[SET TASK] Exactly the lines from the start of the data below through the line that contains "0.030, 0.021, 0.014];" are to be copied, with pictures left out.

[DATASET CONTENT]
▬▬▬
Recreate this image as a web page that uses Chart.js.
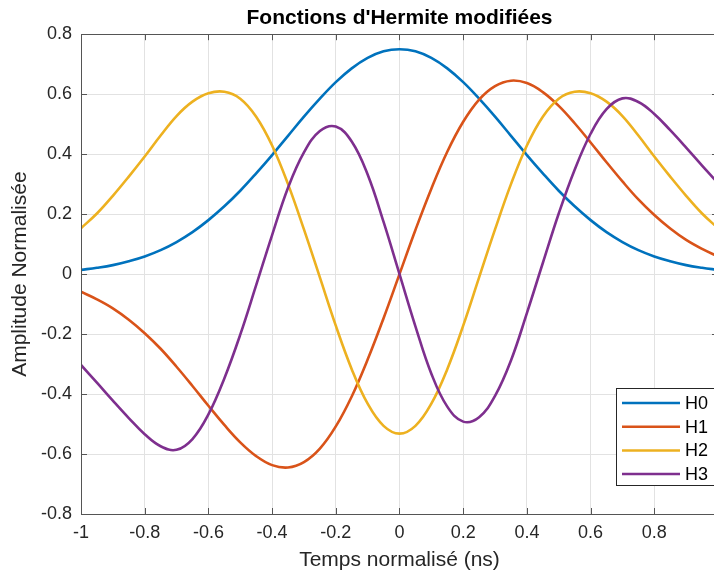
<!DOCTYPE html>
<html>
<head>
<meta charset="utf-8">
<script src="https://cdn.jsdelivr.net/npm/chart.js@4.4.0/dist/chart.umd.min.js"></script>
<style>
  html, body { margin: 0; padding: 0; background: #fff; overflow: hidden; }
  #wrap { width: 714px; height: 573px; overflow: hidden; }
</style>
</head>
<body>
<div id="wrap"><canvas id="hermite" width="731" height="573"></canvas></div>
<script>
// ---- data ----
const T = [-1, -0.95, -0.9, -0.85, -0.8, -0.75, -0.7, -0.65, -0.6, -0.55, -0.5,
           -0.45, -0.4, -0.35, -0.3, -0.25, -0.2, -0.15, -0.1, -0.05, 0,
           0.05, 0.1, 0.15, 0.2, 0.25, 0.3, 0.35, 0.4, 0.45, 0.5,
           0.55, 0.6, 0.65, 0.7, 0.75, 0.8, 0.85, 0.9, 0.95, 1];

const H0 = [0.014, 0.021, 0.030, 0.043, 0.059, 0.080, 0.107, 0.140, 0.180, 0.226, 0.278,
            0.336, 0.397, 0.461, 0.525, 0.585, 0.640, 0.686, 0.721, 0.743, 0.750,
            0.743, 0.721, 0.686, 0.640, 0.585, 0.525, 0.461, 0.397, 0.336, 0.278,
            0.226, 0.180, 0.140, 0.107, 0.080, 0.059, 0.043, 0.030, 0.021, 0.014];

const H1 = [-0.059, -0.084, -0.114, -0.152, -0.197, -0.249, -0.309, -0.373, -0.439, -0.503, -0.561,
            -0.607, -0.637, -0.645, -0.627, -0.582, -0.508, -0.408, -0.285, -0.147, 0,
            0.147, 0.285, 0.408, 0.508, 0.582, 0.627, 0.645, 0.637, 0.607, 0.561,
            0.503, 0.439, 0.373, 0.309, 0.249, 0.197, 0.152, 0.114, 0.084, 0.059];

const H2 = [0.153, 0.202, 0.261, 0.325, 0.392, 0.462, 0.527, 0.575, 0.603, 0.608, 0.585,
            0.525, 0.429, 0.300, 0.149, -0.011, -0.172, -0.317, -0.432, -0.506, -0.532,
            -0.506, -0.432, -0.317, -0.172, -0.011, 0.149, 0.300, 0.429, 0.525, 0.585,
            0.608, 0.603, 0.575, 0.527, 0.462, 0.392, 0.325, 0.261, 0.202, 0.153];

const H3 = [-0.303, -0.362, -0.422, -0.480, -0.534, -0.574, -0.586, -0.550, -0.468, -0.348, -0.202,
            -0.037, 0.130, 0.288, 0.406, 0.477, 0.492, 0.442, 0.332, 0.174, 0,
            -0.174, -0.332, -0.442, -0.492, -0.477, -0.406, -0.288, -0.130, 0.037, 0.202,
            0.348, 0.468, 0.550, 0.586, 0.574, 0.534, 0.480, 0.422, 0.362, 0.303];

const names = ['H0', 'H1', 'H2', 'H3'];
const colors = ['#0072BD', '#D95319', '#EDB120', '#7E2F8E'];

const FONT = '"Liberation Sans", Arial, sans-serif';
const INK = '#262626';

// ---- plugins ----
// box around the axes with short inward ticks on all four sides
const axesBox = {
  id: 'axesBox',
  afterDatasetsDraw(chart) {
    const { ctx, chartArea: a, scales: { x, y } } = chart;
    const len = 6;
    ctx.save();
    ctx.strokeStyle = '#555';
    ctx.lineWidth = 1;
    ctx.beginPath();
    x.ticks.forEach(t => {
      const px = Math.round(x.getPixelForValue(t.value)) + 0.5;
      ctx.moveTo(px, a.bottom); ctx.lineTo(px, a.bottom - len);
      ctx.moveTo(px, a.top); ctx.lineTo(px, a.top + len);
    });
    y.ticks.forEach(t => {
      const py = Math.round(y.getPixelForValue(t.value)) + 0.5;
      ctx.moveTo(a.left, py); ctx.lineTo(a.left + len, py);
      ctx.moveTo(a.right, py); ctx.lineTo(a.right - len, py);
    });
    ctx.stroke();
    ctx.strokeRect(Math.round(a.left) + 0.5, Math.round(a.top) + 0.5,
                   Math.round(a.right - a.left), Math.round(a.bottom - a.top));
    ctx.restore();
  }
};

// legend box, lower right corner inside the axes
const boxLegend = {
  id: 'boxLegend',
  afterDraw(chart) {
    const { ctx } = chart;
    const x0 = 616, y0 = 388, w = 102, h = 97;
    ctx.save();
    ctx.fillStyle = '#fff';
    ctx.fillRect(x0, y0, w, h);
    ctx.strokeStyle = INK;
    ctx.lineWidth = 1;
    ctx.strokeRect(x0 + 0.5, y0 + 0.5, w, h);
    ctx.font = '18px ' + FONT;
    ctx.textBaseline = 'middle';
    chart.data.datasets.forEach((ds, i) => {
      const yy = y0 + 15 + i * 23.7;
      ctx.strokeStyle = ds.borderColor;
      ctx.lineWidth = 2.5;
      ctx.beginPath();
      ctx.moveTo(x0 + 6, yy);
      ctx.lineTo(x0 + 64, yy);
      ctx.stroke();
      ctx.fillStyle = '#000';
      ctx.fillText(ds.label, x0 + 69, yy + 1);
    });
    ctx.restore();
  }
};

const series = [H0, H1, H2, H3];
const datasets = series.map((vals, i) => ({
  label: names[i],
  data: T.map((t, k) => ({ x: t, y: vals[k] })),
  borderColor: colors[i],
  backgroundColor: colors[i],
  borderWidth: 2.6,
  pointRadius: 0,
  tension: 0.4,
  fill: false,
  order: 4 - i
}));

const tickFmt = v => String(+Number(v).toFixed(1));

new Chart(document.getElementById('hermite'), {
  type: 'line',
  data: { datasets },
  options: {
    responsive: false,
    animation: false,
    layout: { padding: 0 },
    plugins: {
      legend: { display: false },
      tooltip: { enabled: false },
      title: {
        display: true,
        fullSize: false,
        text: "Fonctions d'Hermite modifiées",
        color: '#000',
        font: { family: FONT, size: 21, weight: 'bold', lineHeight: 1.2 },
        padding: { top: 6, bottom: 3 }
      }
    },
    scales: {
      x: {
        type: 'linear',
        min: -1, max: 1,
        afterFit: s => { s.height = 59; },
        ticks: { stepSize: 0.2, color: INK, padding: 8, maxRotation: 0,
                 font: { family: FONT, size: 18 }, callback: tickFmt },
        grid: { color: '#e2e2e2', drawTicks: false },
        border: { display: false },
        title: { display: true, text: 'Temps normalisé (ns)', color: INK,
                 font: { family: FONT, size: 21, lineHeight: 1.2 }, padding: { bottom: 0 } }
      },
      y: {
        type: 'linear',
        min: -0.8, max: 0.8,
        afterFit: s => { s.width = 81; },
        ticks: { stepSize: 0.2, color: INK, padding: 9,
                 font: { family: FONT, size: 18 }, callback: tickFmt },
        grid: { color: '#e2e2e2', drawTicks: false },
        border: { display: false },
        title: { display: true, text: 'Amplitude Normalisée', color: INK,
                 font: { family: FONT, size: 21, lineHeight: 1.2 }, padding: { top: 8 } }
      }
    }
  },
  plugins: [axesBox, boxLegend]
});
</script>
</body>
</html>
▬▬▬
[RIGHT ANSWER]
Recreate this image as a web page that uses Chart.js.
<!DOCTYPE html>
<html>
<head>
<meta charset="utf-8">
<script src="https://cdn.jsdelivr.net/npm/chart.js@4.4.0/dist/chart.umd.min.js"></script>
<style>
  html, body { margin: 0; padding: 0; background: #fff; overflow: hidden; }
  #wrap { width: 714px; height: 573px; overflow: hidden; }
</style>
</head>
<body>
<div id="wrap"><canvas id="hermite" width="731" height="573"></canvas></div>
<script>
// ---- data ----
const T = [-1, -0.95, -0.9, -0.85, -0.8, -0.75, -0.7, -0.65, -0.6, -0.55, -0.5,
           -0.45, -0.4, -0.35, -0.3, -0.25, -0.2, -0.15, -0.1, -0.05, 0,
           0.05, 0.1, 0.15, 0.2, 0.25, 0.3, 0.35, 0.4, 0.45, 0.5,
           0.55, 0.6, 0.65, 0.7, 0.75, 0.8, 0.85, 0.9, 0.95, 1];

const H0 = [0.014, 0.021, 0.030, 0.043, 0.059, 0.080, 0.107, 0.140, 0.180, 0.226, 0.278,
            0.336, 0.397, 0.461, 0.525, 0.585, 0.640, 0.686, 0.721, 0.743, 0.750,
            0.743, 0.721, 0.686, 0.640, 0.585, 0.525, 0.461, 0.397, 0.336, 0.278,
            0.226, 0.180, 0.140, 0.107, 0.080, 0.059, 0.043, 0.030, 0.021, 0.014];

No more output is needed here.